Edit: since publishing this, I have been fortunate enough to have been granted the opportunity to review the book, Rob Vollman’s Hockey Abstract, by the author himself! Look for my book review early next week.
You’ve gotta love modern science, eh readers?
First, it gave us the atomic bomb, which . . . wait, that was kind of bad.
Then it gave us the cell phone, which . . . turned us into a bunch of zombies who now shun human interaction. That could have turned out better.
Now, modern science has brought us statistical analysis, which gives every nerd, dork, and bookworm who could never swing a baseball bat or stand upright on a pair of skates the chance to reduce all the things we love about professional sports into pages upon pages of charts, pie charts, graphs, and more graphs!!!!

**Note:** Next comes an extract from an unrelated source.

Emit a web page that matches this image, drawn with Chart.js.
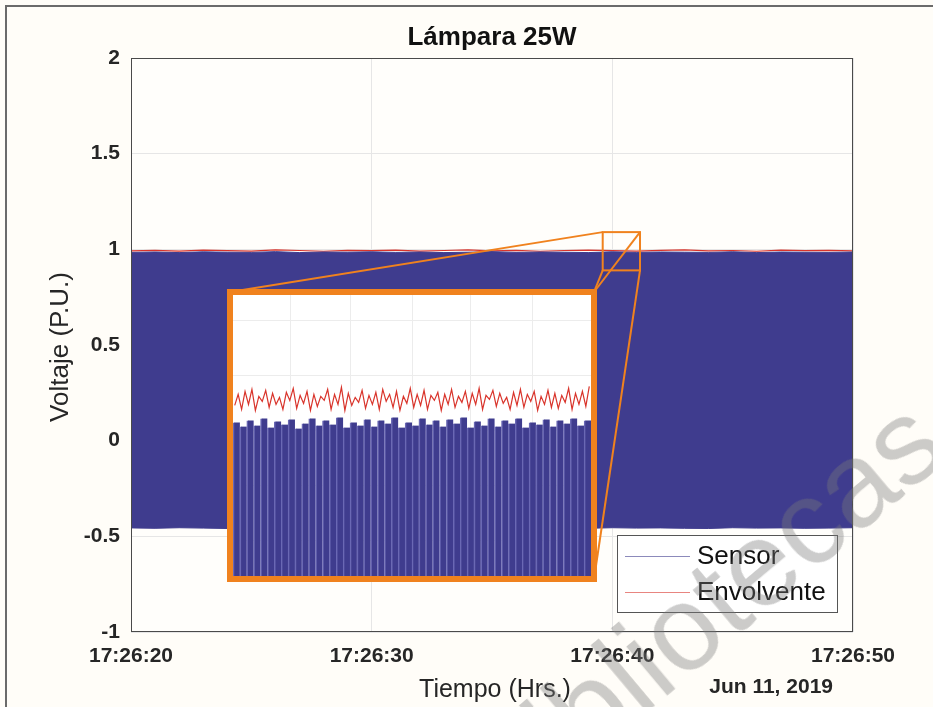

Love it or hate it, statistical analysis has arrived in the NHL, courtesy of Rob Vollman, author of the book, Rob Vollman’s Hockey Abstract.
Scintillating title, eh?
In all seriousness, Vollman used hockey analytics in order to determine which NHL players were the most over-rated, which were the most under-rated, which teams were truly the worst (based on talent and real performance, not simply wins and losses), and which teams were the most likely to spend the offseason infuriating their fans.
Okay – I made that last part up. So much for remaining serious.
If you want to read more about the book – and why Vollman found the Edmonton Oilers to be the worst team in the NHL last season – head over to the Edmonton Journal and tell your family to stay at least 50 feet away from you, lest they be sprayed with brain matter after your head explodes. If, instead, you choose to remain on this site, here is all you need to know: using his big brain, crazy formulas, a dash of voodoo magic, and a Magic 8 Ball, Vollman determined that the three teams destined to be the worst in the 2013-2014 season will be the Toronto Maple Leafs, the Calgary Flames, and the Buffalo Sabres.
Look: many of us realize the Sabres are going to have a tough time qualifying for a playoff spot. Their conference is loaded with teams who qualified for the playoffs last year, and to make matters worse, they welcome the perennial playoff contending Detroit Red Wings into the fold. They are the youngest team in the NHL, and so far this offseason, they have only added youth to their ranks, opting not to rebuild through free agency or trades. As a result, their offensive and defensive woes stand to get worse before they get better, as many of the players wearing blue and gold will find themselves in over their heads quite a bit during the 2013-2014 season.
Still – could it be that the Buffalo Sabres will be among the three worst, if not THE worst, teams in the NHL next season?
I like Ron Rolston – I was quick to publicly commend the Sabres for removing the interim tag from his job description when they named him the full-time head coach of the team – and I think he will do a great job helping young players such as Mikhail Grigorenko, Mark Pysyk, Luke Adam, Jamie McBain, and whoever else gets to skate with the Sabres next season . . . but with so much raw, still-developing talent in the mix, I hate to say it, but I could see the Sabres ending the season as the worst team in the NHL (in terms of statistical analysis, mind you). This doesn’t necessarily have to be seen as a bad thing; I prefer that the young players who will make up the core of this team for the next 4-5 years be given ample ice time next year, in order to hone their games and learn from their mistakes, and if that happens, I’m sure Ron Rolston will live with disappointing statistics if it meant that his younger players were given the opportunity to improve. Still, it will be a tough pill to swallow for a good number of fans. Even when your team is entering a rebuilding phase, you want to believe that the organization is making an effort, even if it amounts to baby steps, to improve – not take an actual step backwards . . . especially when season ticket prices increased! Yowza!
Of course, it’s one thing to analyze a season that recently concluded; predicting the season to come is a whole different story. The numbers may not lie, but in this case, fans of the Buffalo Sabres are hoping that the past doesn’t hold sway on the future.